I've read that the baby boomers are slated to stay in the work force longer because they enjoy better health and are living longer. Those two attributes seem to be true but now the media coverage has shifted to the issue of the boomers retiring at 62 ASAP (or ASAFP!). Who can blame them for getting out of the crap at the stroke of midnight when they reach 62 and doing something that they can really enjoy?


There was a film produced several years ago that didn't get much fanfare that I saw at the end of last year called 'The Corporation' on a educational channel (IFC I think). It traces the birth and purpose of the first corporations and their evolution to current times. If you are a 'green' person and see this movie, I doubt you will ever buy anything from a store again. I recommend viewing it just as an exercise in corporate history.
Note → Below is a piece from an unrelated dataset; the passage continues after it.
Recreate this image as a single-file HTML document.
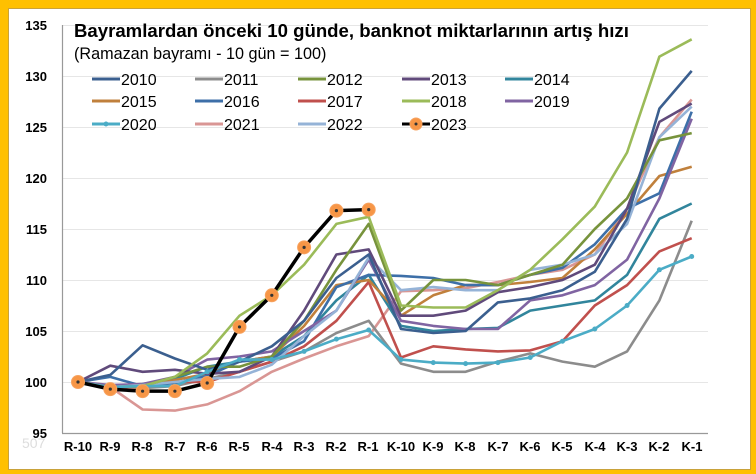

Sometime ago I read of when a mining company, in the old days of course, set up an ore extraction facility that they would bring in the workers and their families to company sponsored housing so the men could do the work but the location was far from the usual retail centers and the mining company, in the spirit of caring for the rank and file, would bring the merchandise to them...at a considerable markup. More often than not, over the course of time, the families couldn't leave because of what they owned the company and their employment was reduced, in principal, to servitude. Glad that practice is no longer in vogue or all of us would be in the same shape regardless of the industry we worked in, right? RIGHT?


I know that this entry has been a bit gloomy but the employment options stated earlier have been on my mind and thought I would share it with you. Doubtless some of you are thinking Why? We didn't want to think about it either! Well, maybe we need to lift our heads up from harvesting the wheat sometimes, shrug off the lashes being dealt across our young muscular backs and see what the foreman is doing.

On an even more depressing note is the place where I sometimes clean up in the early morning hours that I've wrote about in an earlier entry. It has been a couple of weeks and they still haven't resupplied the soap in the men's bathroom!!! Jeez!! What's even more scarier is that there is not any soap in the women's bathroom either!! I would prefer to have the soap around to wash my clothes after the hot tub cycle and some for me. But the women's bathroom being out of soap for this long is appalling. Verily, I say unto thee, this doth smacks of the dark lord himself.

Keep plugging away,

David

NOTE:


The acronym ASAFP has a patent pending. And I don't think I need to tell you what the 'F' stands for.